Hypersonic grid fins were added to the Falcon 9 rocket to stabilize the first stage booster during descent. They will be stowed during launch and will deploy during re-entry. Credit: SpaceX
Hypersonic grid fins were added to the Falcon 9 rocket to stabilize the first stage booster during descent. They will be stowed during launch and will deploy during re-entry. Credit: SpaceX

“Each fin moves independently for roll, pitch and yaw, and combined with the engine gimbaling, will allow for precision landing — first on the autonomous spaceport drone ship, and eventually on land,” SpaceX said in its online update Tuesday.

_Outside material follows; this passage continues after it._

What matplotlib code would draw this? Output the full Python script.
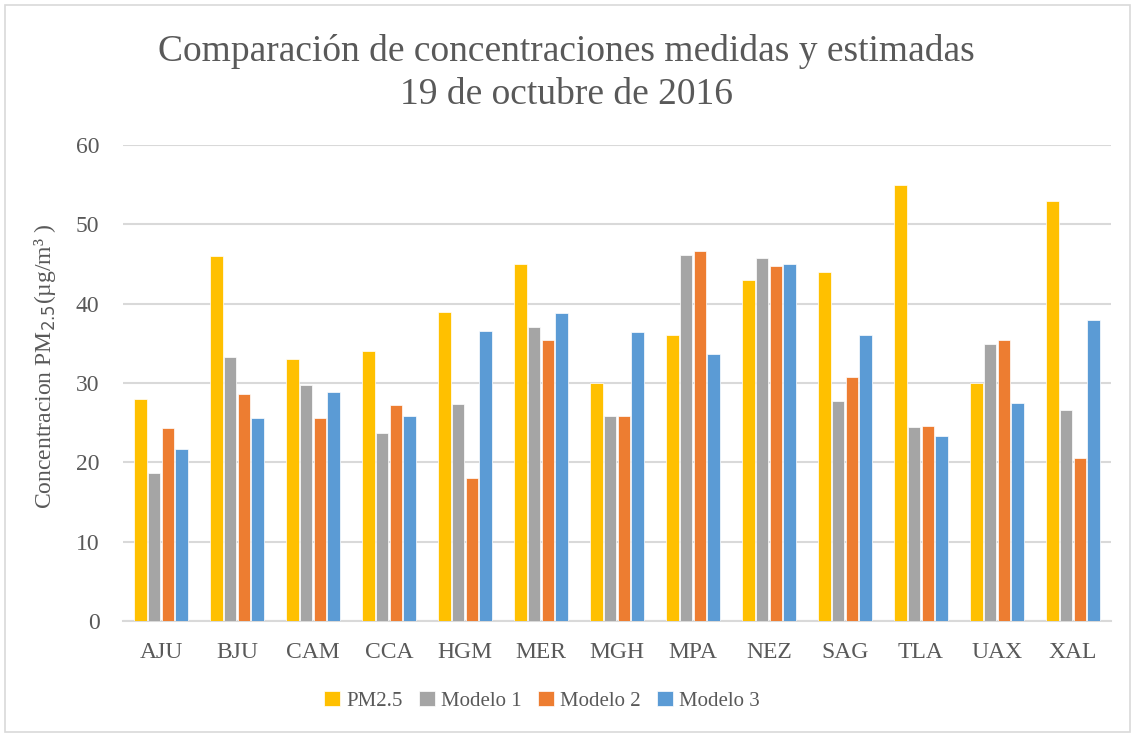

“Before we boost back to the launch site, and try to land there, we need to show that we can land with precision over and over again,” Musk said in October. “Otherwise, something bad could happen if it doesn’t boost back to where we intended.”

If SpaceX returns the rocket to Earth intact, engineers will examine the booster’s structure, propellant tanks and engines to determine what work is needed to refurbish the first stage and fly it again.

Musk has said SpaceX’s goal is the “rapid and complete” reusability of the Falcon 9’s booster stage. He said the rocket’s upper section, which enters orbit with each mission’s payload, may continue to be a throwaway component of the launcher until a new generation of rockets start flying.

But SpaceX’s quest to demonstrate a reusable booster will be restricted to a fraction of the company’s launches in the next few years. SpaceX officials say some of their flights, such as Falcon 9 launches with heavy commercial communications satellites and military missions, will not have enough leftover fuel to devote to a guided descent of the rocket.

When the company’s Falcon Heavy rocket starts flying — a maiden launch is planned as soon as late next year — more launches will have fuel to spare to get rocket stages back on the ground.

A launch is often one of the most expensive parts of a space mission for human crews, commercial and military satellites, and scientific probes. Saving the rocket booster and launching it repeatedly could dramatically cut the cost of spaceflight, according to SpaceX.

“The reason why there’s low demand for spaceflight is because it’s ridiculously expensive, and so at some point someone has to say, ‘We’re going to make something that’s much more affordable and then see what applications develop.’ That’s what has to happen,” Musk said.